Records with drawing code
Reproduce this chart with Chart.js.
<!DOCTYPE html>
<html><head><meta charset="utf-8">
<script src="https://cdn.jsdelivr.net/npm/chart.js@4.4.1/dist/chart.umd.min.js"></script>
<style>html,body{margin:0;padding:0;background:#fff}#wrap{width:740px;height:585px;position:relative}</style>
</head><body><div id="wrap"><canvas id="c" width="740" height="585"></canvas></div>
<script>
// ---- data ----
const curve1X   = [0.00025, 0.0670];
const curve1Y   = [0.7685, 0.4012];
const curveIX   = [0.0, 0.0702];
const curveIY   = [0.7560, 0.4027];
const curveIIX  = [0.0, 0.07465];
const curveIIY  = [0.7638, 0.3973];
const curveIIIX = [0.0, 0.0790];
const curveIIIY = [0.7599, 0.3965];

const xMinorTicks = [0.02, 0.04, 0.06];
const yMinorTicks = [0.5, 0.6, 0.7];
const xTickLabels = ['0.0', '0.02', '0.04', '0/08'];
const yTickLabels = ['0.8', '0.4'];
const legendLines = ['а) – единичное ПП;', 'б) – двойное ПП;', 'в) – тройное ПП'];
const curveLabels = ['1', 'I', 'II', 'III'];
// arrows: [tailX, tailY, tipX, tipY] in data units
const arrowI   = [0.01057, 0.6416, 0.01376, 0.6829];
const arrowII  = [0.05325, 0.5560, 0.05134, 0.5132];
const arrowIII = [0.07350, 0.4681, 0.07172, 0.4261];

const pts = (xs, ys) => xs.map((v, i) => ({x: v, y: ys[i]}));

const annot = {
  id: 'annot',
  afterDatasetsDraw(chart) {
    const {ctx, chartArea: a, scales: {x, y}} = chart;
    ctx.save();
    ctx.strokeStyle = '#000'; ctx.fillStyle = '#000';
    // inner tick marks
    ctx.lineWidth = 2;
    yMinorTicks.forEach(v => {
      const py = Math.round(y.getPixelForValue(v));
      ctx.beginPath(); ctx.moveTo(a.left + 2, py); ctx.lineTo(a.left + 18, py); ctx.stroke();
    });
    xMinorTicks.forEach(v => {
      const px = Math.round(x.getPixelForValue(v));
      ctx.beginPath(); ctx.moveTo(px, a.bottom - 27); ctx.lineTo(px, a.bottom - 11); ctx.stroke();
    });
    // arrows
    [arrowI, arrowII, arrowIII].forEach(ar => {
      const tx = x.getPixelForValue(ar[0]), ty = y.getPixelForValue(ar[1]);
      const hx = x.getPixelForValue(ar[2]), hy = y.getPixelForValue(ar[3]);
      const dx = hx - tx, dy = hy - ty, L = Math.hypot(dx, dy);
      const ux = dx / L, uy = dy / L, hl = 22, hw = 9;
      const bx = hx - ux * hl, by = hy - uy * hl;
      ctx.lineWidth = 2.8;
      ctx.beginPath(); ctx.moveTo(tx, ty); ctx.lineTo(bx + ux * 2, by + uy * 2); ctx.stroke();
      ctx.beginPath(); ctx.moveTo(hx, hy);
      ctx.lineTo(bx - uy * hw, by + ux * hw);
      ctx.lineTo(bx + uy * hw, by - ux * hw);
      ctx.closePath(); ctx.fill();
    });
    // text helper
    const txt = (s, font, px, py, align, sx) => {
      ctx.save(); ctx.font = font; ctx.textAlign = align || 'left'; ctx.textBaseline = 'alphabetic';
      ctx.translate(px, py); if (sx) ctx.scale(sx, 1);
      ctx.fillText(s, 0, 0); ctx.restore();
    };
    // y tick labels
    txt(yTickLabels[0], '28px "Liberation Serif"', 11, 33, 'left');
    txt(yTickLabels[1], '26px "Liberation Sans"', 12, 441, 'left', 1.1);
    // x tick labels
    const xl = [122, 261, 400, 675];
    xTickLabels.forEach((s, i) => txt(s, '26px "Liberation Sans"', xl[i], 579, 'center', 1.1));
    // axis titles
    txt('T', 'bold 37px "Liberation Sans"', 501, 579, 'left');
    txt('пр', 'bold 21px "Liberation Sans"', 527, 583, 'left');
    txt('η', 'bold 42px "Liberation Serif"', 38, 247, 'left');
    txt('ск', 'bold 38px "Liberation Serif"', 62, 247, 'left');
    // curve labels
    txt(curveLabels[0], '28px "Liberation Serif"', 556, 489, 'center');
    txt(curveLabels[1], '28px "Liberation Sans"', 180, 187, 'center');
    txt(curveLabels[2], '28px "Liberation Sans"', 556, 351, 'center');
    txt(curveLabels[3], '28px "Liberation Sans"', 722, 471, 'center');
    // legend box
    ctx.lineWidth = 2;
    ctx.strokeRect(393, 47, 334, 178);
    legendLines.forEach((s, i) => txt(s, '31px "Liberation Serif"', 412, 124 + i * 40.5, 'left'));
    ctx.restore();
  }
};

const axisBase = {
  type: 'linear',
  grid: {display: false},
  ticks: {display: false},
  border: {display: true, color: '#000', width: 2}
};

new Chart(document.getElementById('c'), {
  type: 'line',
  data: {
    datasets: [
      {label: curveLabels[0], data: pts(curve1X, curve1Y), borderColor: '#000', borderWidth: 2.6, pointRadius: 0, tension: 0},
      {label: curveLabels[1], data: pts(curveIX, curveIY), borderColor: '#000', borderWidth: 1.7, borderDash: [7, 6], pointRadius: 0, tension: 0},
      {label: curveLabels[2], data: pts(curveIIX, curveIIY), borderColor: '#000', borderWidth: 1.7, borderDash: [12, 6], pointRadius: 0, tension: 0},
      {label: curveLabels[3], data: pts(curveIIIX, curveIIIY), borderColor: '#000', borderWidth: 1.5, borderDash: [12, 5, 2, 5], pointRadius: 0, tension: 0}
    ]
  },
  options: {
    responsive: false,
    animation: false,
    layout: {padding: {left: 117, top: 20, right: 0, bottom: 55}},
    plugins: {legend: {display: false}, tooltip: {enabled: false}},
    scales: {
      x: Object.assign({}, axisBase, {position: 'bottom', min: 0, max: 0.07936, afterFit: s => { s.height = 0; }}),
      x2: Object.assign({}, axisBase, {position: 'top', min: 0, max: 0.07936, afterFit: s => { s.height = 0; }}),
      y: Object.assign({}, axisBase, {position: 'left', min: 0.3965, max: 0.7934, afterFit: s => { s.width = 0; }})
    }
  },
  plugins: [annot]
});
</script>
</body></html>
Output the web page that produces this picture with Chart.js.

▸ **TASK BRIEF**: Copy every line verbatim.

▸ **WRITTEN ANSWER**:
Reproduce this chart with Chart.js.
<!DOCTYPE html>
<html><head><meta charset="utf-8">
<script src="https://cdn.jsdelivr.net/npm/chart.js@4.4.1/dist/chart.umd.min.js"></script>
<style>html,body{margin:0;padding:0;background:#fff}#wrap{width:740px;height:585px;position:relative}</style>
</head><body><div id="wrap"><canvas id="c" width="740" height="585"></canvas></div>
<script>
// ---- data ----
const curve1X   = [0.00025, 0.0670];
const curve1Y   = [0.7685, 0.4012];
const curveIX   = [0.0, 0.0702];
const curveIY   = [0.7560, 0.4027];
const curveIIX  = [0.0, 0.07465];
const curveIIY  = [0.7638, 0.3973];
const curveIIIX = [0.0, 0.0790];
const curveIIIY = [0.7599, 0.3965];

const xMinorTicks = [0.02, 0.04, 0.06];
const yMinorTicks = [0.5, 0.6, 0.7];
const xTickLabels = ['0.0', '0.02', '0.04', '0/08'];
const yTickLabels = ['0.8', '0.4'];
const legendLines = ['а) – единичное ПП;', 'б) – двойное ПП;', 'в) – тройное ПП'];
const curveLabels = ['1', 'I', 'II', 'III'];
// arrows: [tailX, tailY, tipX, tipY] in data units
const arrowI   = [0.01057, 0.6416, 0.01376, 0.6829];
const arrowII  = [0.05325, 0.5560, 0.05134, 0.5132];
const arrowIII = [0.07350, 0.4681, 0.07172, 0.4261];

const pts = (xs, ys) => xs.map((v, i) => ({x: v, y: ys[i]}));

const annot = {
  id: 'annot',
  afterDatasetsDraw(chart) {
    const {ctx, chartArea: a, scales: {x, y}} = chart;
    ctx.save();
    ctx.strokeStyle = '#000'; ctx.fillStyle = '#000';
    // inner tick marks
    ctx.lineWidth = 2;
    yMinorTicks.forEach(v => {
      const py = Math.round(y.getPixelForValue(v));
      ctx.beginPath(); ctx.moveTo(a.left + 2, py); ctx.lineTo(a.left + 18, py); ctx.stroke();
    });
    xMinorTicks.forEach(v => {
      const px = Math.round(x.getPixelForValue(v));
      ctx.beginPath(); ctx.moveTo(px, a.bottom - 27); ctx.lineTo(px, a.bottom - 11); ctx.stroke();
    });
    // arrows
    [arrowI, arrowII, arrowIII].forEach(ar => {
      const tx = x.getPixelForValue(ar[0]), ty = y.getPixelForValue(ar[1]);
      const hx = x.getPixelForValue(ar[2]), hy = y.getPixelForValue(ar[3]);
      const dx = hx - tx, dy = hy - ty, L = Math.hypot(dx, dy);
      const ux = dx / L, uy = dy / L, hl = 22, hw = 9;
      const bx = hx - ux * hl, by = hy - uy * hl;
      ctx.lineWidth = 2.8;
      ctx.beginPath(); ctx.moveTo(tx, ty); ctx.lineTo(bx + ux * 2, by + uy * 2); ctx.stroke();
      ctx.beginPath(); ctx.moveTo(hx, hy);
      ctx.lineTo(bx - uy * hw, by + ux * hw);
      ctx.lineTo(bx + uy * hw, by - ux * hw);
      ctx.closePath(); ctx.fill();
    });
    // text helper
    const txt = (s, font, px, py, align, sx) => {
      ctx.save(); ctx.font = font; ctx.textAlign = align || 'left'; ctx.textBaseline = 'alphabetic';
      ctx.translate(px, py); if (sx) ctx.scale(sx, 1);
      ctx.fillText(s, 0, 0); ctx.restore();
    };
    // y tick labels
    txt(yTickLabels[0], '28px "Liberation Serif"', 11, 33, 'left');
    txt(yTickLabels[1], '26px "Liberation Sans"', 12, 441, 'left', 1.1);
    // x tick labels
    const xl = [122, 261, 400, 675];
    xTickLabels.forEach((s, i) => txt(s, '26px "Liberation Sans"', xl[i], 579, 'center', 1.1));
    // axis titles
    txt('T', 'bold 37px "Liberation Sans"', 501, 579, 'left');
    txt('пр', 'bold 21px "Liberation Sans"', 527, 583, 'left');
    txt('η', 'bold 42px "Liberation Serif"', 38, 247, 'left');
    txt('ск', 'bold 38px "Liberation Serif"', 62, 247, 'left');
    // curve labels
    txt(curveLabels[0], '28px "Liberation Serif"', 556, 489, 'center');
    txt(curveLabels[1], '28px "Liberation Sans"', 180, 187, 'center');
    txt(curveLabels[2], '28px "Liberation Sans"', 556, 351, 'center');
    txt(curveLabels[3], '28px "Liberation Sans"', 722, 471, 'center');
    // legend box
    ctx.lineWidth = 2;
    ctx.strokeRect(393, 47, 334, 178);
    legendLines.forEach((s, i) => txt(s, '31px "Liberation Serif"', 412, 124 + i * 40.5, 'left'));
    ctx.restore();
  }
};

const axisBase = {
  type: 'linear',
  grid: {display: false},
  ticks: {display: false},
  border: {display: true, color: '#000', width: 2}
};

new Chart(document.getElementById('c'), {
  type: 'line',
  data: {
    datasets: [
      {label: curveLabels[0], data: pts(curve1X, curve1Y), borderColor: '#000', borderWidth: 2.6, pointRadius: 0, tension: 0},
      {label: curveLabels[1], data: pts(curveIX, curveIY), borderColor: '#000', borderWidth: 1.7, borderDash: [7, 6], pointRadius: 0, tension: 0},
      {label: curveLabels[2], data: pts(curveIIX, curveIIY), borderColor: '#000', borderWidth: 1.7, borderDash: [12, 6], pointRadius: 0, tension: 0},
      {label: curveLabels[3], data: pts(curveIIIX, curveIIIY), borderColor: '#000', borderWidth: 1.5, borderDash: [12, 5, 2, 5], pointRadius: 0, tension: 0}
    ]
  },
  options: {
    responsive: false,
    animation: false,
    layout: {padding: {left: 117, top: 20, right: 0, bottom: 55}},
    plugins: {legend: {display: false}, tooltip: {enabled: false}},
    scales: {
      x: Object.assign({}, axisBase, {position: 'bottom', min: 0, max: 0.07936, afterFit: s => { s.height = 0; }}),
      x2: Object.assign({}, axisBase, {position: 'top', min: 0, max: 0.07936, afterFit: s => { s.height = 0; }}),
      y: Object.assign({}, axisBase, {position: 'left', min: 0.3965, max: 0.7934, afterFit: s => { s.width = 0; }})
    }
  },
  plugins: [annot]
});
</script>
</body></html>
Output the web page that produces this picture with Chart.js.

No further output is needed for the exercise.